A classic case unfolded in 2000 during the first debate between George W. Bush and Al Gore. The vice president misspoke when he said he had accompanied Jamie Lee Witt, then head of the Federal Emergency Management Agency, to tour fire damage in Houston. Gore had been on the trip, but with other FEMA officials -- a slip-up that Bush operatives e-mailed to reporters as the debate continued.
"We thought we had done pretty well," says Chris Lehane, who was Gore's spokesman. "We walked into the spin room, and I was just completely besieged. I took an absolute beating from the hundreds of reporters who were there. It became very clear that the press narrative was going to be abundantly different from what we thought we had just seen."
The problem, Lehane says, is "the things that stick play into a preexisting story line. The Gore story line was that he exaggerates." The next day, Bush hit Gore for a "pattern of exaggerations," and a flood of follow-up reports focused on whether he kept embellishing the facts.
The other plotline, which went unmentioned in the initial news accounts, was Gore's reaction while Bush was speaking. A couple of conservative pundits pointed it out, and ABC's Cokie Roberts noted that "the women in our focus group hated all that sighing and eye-rolling. Their husbands do it."

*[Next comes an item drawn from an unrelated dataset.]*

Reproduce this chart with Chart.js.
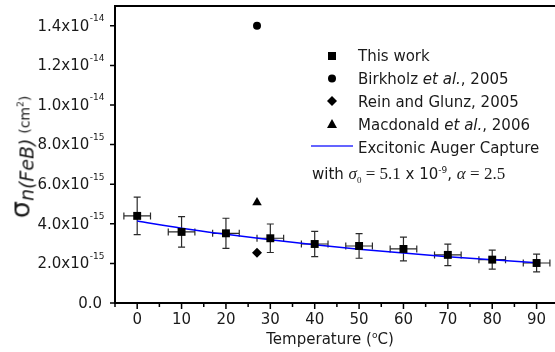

Those images became the dominant motif of the debate, to the point that before the second encounter with Bush, aides made Gore watch a tape of a "Saturday Night Live" skit in which Darrell Hammond portrayed an utterly exasperated vice president.
When Obama and McCain face off, what they say may share equal billing with how they say it and what facial expressions are picked up by the cameras.
"Fundamentally, you can't do a piece saying it was a balanced, fair and meaty debate where both candidates revealed their deep-seated political philosophy," Shapiro says. "It's hard to do a piece on the candidates' changing views of the Pakistani nuclear problem. In a YouTube era, the gaffes are going to be played all over the place. Technology is pushing us toward faster analysis, faster formation of the conventional wisdom."